# Nested Grid Particle Storage in RebuildHierarchy¶

## Problem¶

In the previous version of RebuildHierarchy(), all of the particles were moved to the parent on the level L0 being rebuilt. This causes problems when running large simulations with nested initial grids because a small number of top-level grids cover the refine region, compared to the total number of top-level grids. This is illustrated in the figure below.
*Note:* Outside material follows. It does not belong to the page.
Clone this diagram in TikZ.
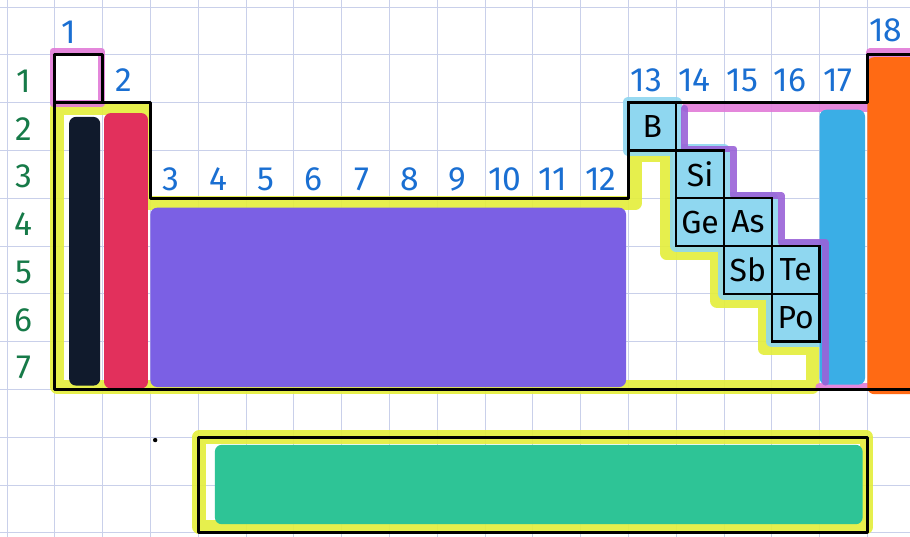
\documentclass[tikz,border=0pt]{standalone}
\usepackage{fontspec}
\setmainfont{Fira Sans}
\usetikzlibrary{positioning}

\definecolor{grille}{HTML}{C9D0EA}
\definecolor{jaune}{HTML}{E4EE3A}
\definecolor{rose}{HTML}{E27AD8}
\definecolor{violet}{HTML}{9A62D8}
\definecolor{alcalin}{HTML}{101A2C}
\definecolor{alcterre}{HTML}{E2305C}
\definecolor{transition}{HTML}{7B60E4}
\definecolor{halogene}{HTML}{3AAEE6}
\definecolor{gazrare}{HTML}{FF6A14}
\definecolor{terrerare}{HTML}{2EC496}
\definecolor{metallo}{HTML}{8FD7F0}
\definecolor{bleu}{HTML}{1A6FD2}
\definecolor{vert}{HTML}{167A48}

\begin{document}
\begin{tikzpicture}[
    node distance={0cm},
    groupe/.style = {text=bleu, font=\fontsize{20}{22}\selectfont},
    periode/.style = {text=vert, font=\fontsize{20}{22}\selectfont},
    cell/.style = {draw, line width=1.4pt, fill=metallo, minimum size=1cm,
                   inner sep=0pt, outer sep=0pt, font=\fontsize{19}{21}\selectfont},
    surligne/.style = {line width=8pt, line join=round, line cap=round, opacity=0.9},
    contour/.style = {line width=1.6pt, line join=round},
    bloc/.style = {rounded corners=4pt}
]

    % Cadre et papier quadrillé
    \fill[white] (-0.146,0.146) rectangle (18.891,-11.088);
    \useasboundingbox (-0.146,0.146) rectangle (18.891,-11.088);
    \draw[grille, line width=0.5pt] (-1,1) grid (20,-12);

    % Surligneurs (highlights)
    \draw[surligne, jaune] (1.05,-2.12) -- (2.9,-2.12) -- (2.9,-4.1) -- (13.15,-4.1)
        -- (13.15,-3.1) -- (13.8,-3.1) -- (13.8,-5.15) -- (14.85,-5.15) -- (14.85,-6.15)
        -- (15.85,-6.15) -- (15.85,-7.15) -- (16.85,-7.15) -- (16.85,-7.95) -- (1.05,-7.95) -- cycle;
    \draw[surligne, jaune] (4.02,-9.0) rectangle (17.98,-10.88);
    \draw[surligne, rose, line width=4pt] (0.96,-0.93) rectangle (1.98,-2.02);
    \draw[surligne, rose, line width=5pt] (14.2,-2.1) -- (18.05,-2.1) -- (18.05,-0.95) -- (19.2,-0.95);
    \draw[surligne, rose, line width=5pt] (17.0,-7.95) -- (18.1,-7.95);
    \draw[surligne, metallo, line width=7pt] (13,-2) -- (14,-2) -- (14,-3) -- (15,-3) -- (15,-4)
        -- (16,-4) -- (16,-5) -- (17,-5) -- (17,-7) -- (16,-7) -- (16,-6) -- (15,-6) -- (15,-5)
        -- (14,-5) -- (14,-3) -- (13,-3) -- cycle;

    % Familles coloriées (blocks)
    \fill[bloc, alcalin] (1.3,-2.3) rectangle (1.95,-7.92);
    \fill[bloc, alcterre] (2.03,-2.22) rectangle (2.95,-7.98);
    \fill[bloc, transition] (3.0,-4.2) rectangle (12.95,-7.95);
    \fill[bloc, halogene] (17.0,-2.15) rectangle (17.95,-7.9);
    \fill[bloc, gazrare] (18.0,-1.05) rectangle (19.2,-8.1);
    \fill[bloc, terrerare] (4.35,-9.16) rectangle (17.9,-10.82);
    \draw[surligne, violet, line width=4pt] (14.17,-2.12) -- (14.17,-2.97) -- (15.2,-2.97)
        -- (15.2,-3.95) -- (16.2,-3.95) -- (16.2,-4.92) -- (17.12,-4.92) -- (17.12,-7.85);

    % Contours (outlines)
    \draw[contour] (1,-1) rectangle (2,-2);
    \draw[contour] (19.2,-1) -- (18,-1) -- (18,-2) -- (13,-2) -- (13,-4) -- (3,-4)
        -- (3,-2) -- (1,-2) -- (1,-8) -- (19.2,-8);
    \draw[contour] (4,-9) rectangle (18,-11);
    \fill (3.1,-9.06) circle (1.3pt);

    % Métalloïdes (nodes)
    \node[cell] (B) at (13.5,-2.5) {B};
    \node[cell] (Si) [below right=0cm and 0cm of B] {Si};
    \node[cell] (Ge) [below=of Si] {Ge};
    \node[cell] (As) [right=of Ge] {As};
    \node[cell] (Sb) [below=of As] {Sb};
    \node[cell] (Te) [right=of Sb] {Te};
    \node[cell] (Po) [below=of Te] {Po};

    % Numéros des groupes et des périodes (labels)
    \node[groupe] (g1) at (1.3,-0.52) {1};
    \node[groupe] (g2) at (2.45,-1.53) {2};
    \foreach \c in {3,...,12}
        \node[groupe] (g\c) at (\c+0.42,-3.6) {\c};
    \foreach \c in {13,...,17}
        \node[groupe] (g\c) at (\c+0.38,-1.53) {\c};
    \node[groupe] (g18) at (18.38,-0.48) {18};
    \foreach \r in {1,...,7}
        \node[periode] (p\r) at (0.35,-\r-0.55) {\r};

\end{tikzpicture}
\end{document}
On distributed memory machines, only one (or more) top-level grid exists on one processor. The particles are stored only on the host processor, stored in grid::ProcessorNumber. This processor will run out of memory if a large number of particles are moved exclusively to a grid on this processor.

## Solution¶

We can avoid this memory oversubscription by temporarily keeping the particles on the processor from the previous timestep, i.e. the processor of the original child grid, during the rebuild process. However, we still want to move the particles to the parent grid on level L0 because we will be rebuilding this and finer levels from the data existing on these grids.
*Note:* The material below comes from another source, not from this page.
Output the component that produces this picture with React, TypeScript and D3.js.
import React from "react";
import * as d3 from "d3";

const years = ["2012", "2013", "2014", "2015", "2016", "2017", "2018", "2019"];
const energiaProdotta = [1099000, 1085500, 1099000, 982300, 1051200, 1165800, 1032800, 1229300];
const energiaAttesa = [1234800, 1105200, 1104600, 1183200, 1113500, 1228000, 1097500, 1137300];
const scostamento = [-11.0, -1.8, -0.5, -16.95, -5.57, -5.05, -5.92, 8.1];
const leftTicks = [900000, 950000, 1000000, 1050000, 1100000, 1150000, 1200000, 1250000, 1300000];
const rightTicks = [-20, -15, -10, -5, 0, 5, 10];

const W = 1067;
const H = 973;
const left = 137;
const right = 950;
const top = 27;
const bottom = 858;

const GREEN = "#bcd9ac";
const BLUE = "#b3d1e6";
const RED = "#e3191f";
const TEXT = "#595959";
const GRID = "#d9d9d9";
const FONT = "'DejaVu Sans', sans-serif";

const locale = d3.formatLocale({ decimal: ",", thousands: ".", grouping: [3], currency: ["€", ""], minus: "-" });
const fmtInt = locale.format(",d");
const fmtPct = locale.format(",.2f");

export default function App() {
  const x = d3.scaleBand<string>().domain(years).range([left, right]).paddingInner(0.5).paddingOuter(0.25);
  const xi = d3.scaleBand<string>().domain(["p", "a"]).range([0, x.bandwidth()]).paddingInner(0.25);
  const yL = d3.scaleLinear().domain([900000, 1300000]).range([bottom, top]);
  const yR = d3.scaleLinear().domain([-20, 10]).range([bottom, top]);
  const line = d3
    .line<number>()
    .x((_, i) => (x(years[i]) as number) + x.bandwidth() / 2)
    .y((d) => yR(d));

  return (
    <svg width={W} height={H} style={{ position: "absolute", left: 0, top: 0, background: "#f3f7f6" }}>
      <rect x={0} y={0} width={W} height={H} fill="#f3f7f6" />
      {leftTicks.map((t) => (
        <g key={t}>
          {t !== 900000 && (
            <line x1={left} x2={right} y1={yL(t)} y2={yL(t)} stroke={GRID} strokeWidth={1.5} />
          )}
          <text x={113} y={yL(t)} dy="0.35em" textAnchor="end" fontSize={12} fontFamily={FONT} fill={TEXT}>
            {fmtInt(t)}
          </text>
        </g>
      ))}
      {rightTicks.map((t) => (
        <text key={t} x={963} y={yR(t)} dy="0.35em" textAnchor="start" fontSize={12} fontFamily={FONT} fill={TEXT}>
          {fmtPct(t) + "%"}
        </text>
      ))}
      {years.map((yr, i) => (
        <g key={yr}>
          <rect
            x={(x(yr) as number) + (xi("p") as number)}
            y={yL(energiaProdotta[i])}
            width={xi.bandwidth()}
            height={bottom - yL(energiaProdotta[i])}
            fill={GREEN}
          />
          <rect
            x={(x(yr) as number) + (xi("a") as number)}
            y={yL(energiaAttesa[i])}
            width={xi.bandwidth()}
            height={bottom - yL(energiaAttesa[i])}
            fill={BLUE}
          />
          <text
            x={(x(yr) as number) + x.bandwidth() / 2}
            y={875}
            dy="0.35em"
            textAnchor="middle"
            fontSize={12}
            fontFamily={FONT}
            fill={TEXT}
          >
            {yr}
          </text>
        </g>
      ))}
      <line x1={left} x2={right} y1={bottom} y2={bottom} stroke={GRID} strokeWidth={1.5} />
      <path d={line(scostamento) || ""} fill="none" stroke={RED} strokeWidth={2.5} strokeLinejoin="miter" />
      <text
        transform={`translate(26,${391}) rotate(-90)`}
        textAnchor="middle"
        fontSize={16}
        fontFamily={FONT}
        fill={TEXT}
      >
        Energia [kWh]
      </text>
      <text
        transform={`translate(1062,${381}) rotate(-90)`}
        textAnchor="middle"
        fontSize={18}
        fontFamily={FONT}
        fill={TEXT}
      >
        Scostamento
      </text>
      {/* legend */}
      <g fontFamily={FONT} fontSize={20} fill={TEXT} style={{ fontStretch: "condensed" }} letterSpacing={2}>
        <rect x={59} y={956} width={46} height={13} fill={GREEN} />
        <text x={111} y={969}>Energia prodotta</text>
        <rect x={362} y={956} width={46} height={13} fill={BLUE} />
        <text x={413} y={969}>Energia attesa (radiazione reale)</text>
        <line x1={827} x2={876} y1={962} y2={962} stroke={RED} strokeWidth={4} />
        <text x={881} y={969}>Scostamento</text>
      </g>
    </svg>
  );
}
This is only necessary on levels with static subgrids because on levels with dynamics hierarchies the grids will be distributed across processors sufficiently to avoid this problem. On the levels with static subgrids, we depart from the standard particle storage in Enzo, where the particles are stored on one processor and NumberOfParticles is the same on all processors. We adopt the strategy of storing particles on many processors for one grid, and NumberOfParticles denotes the number of particles actually stored on the local processor. Once we rebuild the coarsest level with a dynamical hierarchy, we move all of the particles to their host processor, i.e. ProcessorNumber, and synchronize NumberOfParticles to equal the total number of particles on the grid over all processors.
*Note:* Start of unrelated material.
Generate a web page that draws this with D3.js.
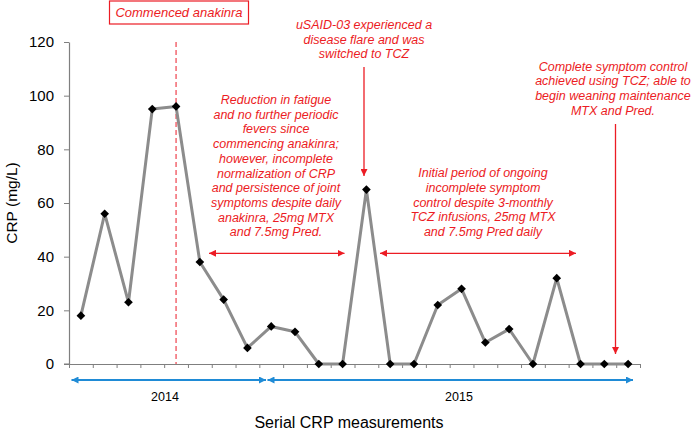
<!DOCTYPE html>
<html><head><meta charset="utf-8">
<script src="https://cdn.jsdelivr.net/npm/d3@7"></script>
<style>body{margin:0;background:#fff;} svg{display:block;}</style>
</head><body>
<svg id="chart" width="695" height="430"></svg>
<script>
const crpValues = [18, 56, 23, 95, 96, 38, 24, 6, 14, 12, 0, 0, 65, 0, 0, 22, 28, 8, 13, 0, 32, 0, 0, 0];
const yTicks = [0, 20, 40, 60, 80, 100, 120];
const yearLabels = ["2014", "2015"];
const yTitle = "CRP (mg/L)";
const xTitle = "Serial CRP measurements";
const boxNote = "Commenced anakinra";
const noteAnakinra = ["Reduction in fatigue","and no further periodic","fevers since","commencing anakinra;","however, incomplete","normalization of CRP","and persistence of joint","symptoms despite daily","anakinra, 25mg MTX","and 7.5mg Pred."];
const noteFlare = ["uSAID-03 experienced a","disease flare and was","switched to TCZ"];
const noteInitial = ["Initial period of ongoing","incomplete symptom","control despite 3-monthly","TCZ infusions, 25mg MTX","and 7.5mg Pred daily"];
const noteComplete = ["Complete symptom control","achieved using TCZ; able to","begin weaning maintenance","MTX and Pred."];

const svg = d3.select("#chart");
const pLeft = 69, pRight = 640, pTop = 42, pBottom = 364;
const RED = "#ec1c24", BLUE = "#1f8bd6", AXIS = "#7f7f7f";

const x = d3.scaleBand().domain(d3.range(crpValues.length)).range([pLeft, pRight]).padding(0);
const xl = d3.scaleLinear().domain([0, crpValues.length]).range([pLeft, pRight]);
const y = d3.scaleLinear().domain([0, 120]).range([pBottom, pTop]);
const cx = i => x(i) + x.bandwidth() / 2;

const defs = svg.append("defs");
function marker(id, color, w, h) {
  defs.append("marker").attr("id", id).attr("viewBox", "0 0 10 10").attr("refX", 10).attr("refY", 5)
    .attr("markerWidth", w).attr("markerHeight", h).attr("markerUnits", "userSpaceOnUse")
    .attr("orient", "auto-start-reverse")
    .append("path").attr("d", "M0,0L10,5L0,10Z").attr("fill", color);
}
marker("redHead", RED, 7, 7);
marker("blueHead", BLUE, 8, 7);

// axes
const yAxis = svg.append("g").attr("transform", `translate(${pLeft},0)`)
  .call(d3.axisLeft(y).tickValues(yTicks).tickSizeInner(5).tickSizeOuter(0).tickPadding(10));
yAxis.select(".domain").attr("stroke", AXIS).attr("stroke-width", 1.2);
yAxis.selectAll(".tick line").attr("stroke", AXIS);
yAxis.selectAll(".tick text").attr("font-family", "Liberation Sans, Arial, sans-serif").attr("font-size", 15).attr("fill", "#000");

const xAxis = svg.append("g").attr("transform", `translate(0,${pBottom})`)
  .call(d3.axisBottom(xl).tickValues(d3.range(crpValues.length + 1)).tickFormat("").tickSizeInner(4).tickSizeOuter(0));
xAxis.select(".domain").attr("stroke", AXIS).attr("stroke-width", 1.2);
xAxis.selectAll(".tick line").attr("stroke", AXIS);
svg.append("line").attr("x1", pLeft - 5).attr("x2", pLeft).attr("y1", pBottom).attr("y2", pBottom).attr("stroke", AXIS);

// dashed line at commencement
svg.append("line").attr("x1", cx(4)).attr("x2", cx(4)).attr("y1", y(120)).attr("y2", y(0))
  .attr("stroke", "#f0505a").attr("stroke-width", 1.3).attr("stroke-dasharray", "5,3");

// data line
svg.append("path").datum(crpValues)
  .attr("d", d3.line().x((d, i) => cx(i)).y(d => y(d)))
  .attr("fill", "none").attr("stroke", "#8c8c8c").attr("stroke-width", 3).attr("stroke-linejoin", "round");
svg.selectAll(".pt").data(crpValues).join("path").attr("class", "pt")
  .attr("transform", (d, i) => `translate(${cx(i)},${y(d)})`)
  .attr("d", d3.symbol(d3.symbolDiamond2, 48)).attr("fill", "#000");

// text helpers
const font = "Liberation Sans, Arial, sans-serif";
function block(lines, xc, y0, lh) {
  svg.append("g").selectAll("text").data(lines).join("text")
    .attr("x", xc).attr("y", (d, i) => y0 + i * lh).attr("text-anchor", "middle")
    .attr("dominant-baseline", "central")
    .attr("font-family", font).attr("font-style", "italic").attr("font-size", 12.5).attr("fill", RED)
    .text(d => d);
}
block(noteAnakinra, 276, 100, 14.7);
block(noteFlare, 364, 25, 14.7);
block(noteInitial, 483, 173.3, 14.7);
block(noteComplete, 613, 66.7, 14.7);

// box note
svg.append("rect").attr("x", 109.5).attr("y", 1).attr("width", 139).attr("height", 23)
  .attr("fill", "#fff").attr("stroke", RED).attr("stroke-width", 1.2);
svg.append("text").attr("x", 179).attr("y", 12.5).attr("text-anchor", "middle").attr("dominant-baseline", "central")
  .attr("font-family", font).attr("font-style", "italic").attr("font-size", 13).attr("fill", RED).text(boxNote);

// arrows
function arrow(x1, y1, x2, y2, color, head, both, w) {
  const l = svg.append("line").attr("x1", x1).attr("y1", y1).attr("x2", x2).attr("y2", y2)
    .attr("stroke", color).attr("stroke-width", w).attr("marker-end", `url(#${head})`);
  if (both) l.attr("marker-start", `url(#${head})`);
}
arrow(209, 253.3, 344.5, 253.3, RED, "redHead", true, 1.3);
arrow(380, 253.3, 576, 253.3, RED, "redHead", true, 1.3);
arrow(364, 67, 364, 176, RED, "redHead", false, 1.3);
arrow(615.5, 124, 615.5, 354, RED, "redHead", false, 1.3);

// year arrows
arrow(71.5, 380, 266, 380, BLUE, "blueHead", true, 2.2);
arrow(267.5, 380, 633, 380, BLUE, "blueHead", true, 2.2);
svg.selectAll(".yr").data(yearLabels).join("text").attr("class", "yr")
  .attr("x", (d, i) => [165, 459][i]).attr("y", 397).attr("text-anchor", "middle").attr("dominant-baseline", "central")
  .attr("font-family", font).attr("font-size", 12.5).attr("fill", "#000").text(d => d);

// titles
svg.append("text").attr("transform", `translate(11,203) rotate(-90)`).attr("text-anchor", "middle")
  .attr("dominant-baseline", "central").attr("font-family", font).attr("font-size", 15.5).attr("fill", "#000").text(yTitle);
svg.append("text").attr("x", 349).attr("y", 422).attr("text-anchor", "middle").attr("dominant-baseline", "central")
  .attr("font-family", font).attr("font-size", 16).attr("fill", "#000").text(xTitle);
</script>
</body></html>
Below we will outline this method to distribute memory usage from particles during RebuildHierarchy() on level L. Pre-existing routines in RebuildHierarchy() are not included in the outline.

1. Set NumberOfParticles to zero on all grids on level >= L, except on the grid’s host processor.
2. Find the finest level (Lsub) with static subgrids. In the code, this is called MaximumStaticSubgridLevel.
3. grid::MoveAllParticles() – Move all particles on grids on level > L to their parents on level L, but keep them on the same processor as before. Now the particles are on their parent, but distributed across many processors.
4. CommunicationTransferParticles() – Move any particles that have migrated across grid boundaries to their siblings.
5. CommunicationCollectParticles(SIBLINGS_ONLY) – If we are rebuilding a level > Lsub, move all particles to their host processor, as this new method is not needed. This was previously done in grid::MoveAllParticles. This routine is faster than before because we do the communication in one MPI_Alltoallv() call.
6. Loop over levels L0 -> MAX_DEPTH_OF_HIERARCHY.
7. DepositParticleMassFlaggingField() – If level <= Lsub, then the particles are distributed across processor. This causes complications when creating the mass refinement flagging field for particles. Therefore, we must sum this particle mass field over these processors. For each grid, only processors with particles contribute to this sum to reduce the amount of computation and communication. In short, this routine performs a non-blocking MPI_SUM over a select number of processors.
8. CommunicationCollectParticles(SUBGRIDS_LOCAL) – This routine replaces grid::MoveSubgridParticlesFast(). It keeps the particles on the same processor, but this doesn’t matter here because the children grids are always created on the same processor as its parent and then moved to another processor during load balancing.
9. CommunicationCollectParticles(SIBLINGS_ONLY) – After load balancing is complete on level Lsub, we can safely move the particles to their host processor without the worry of running out of memory.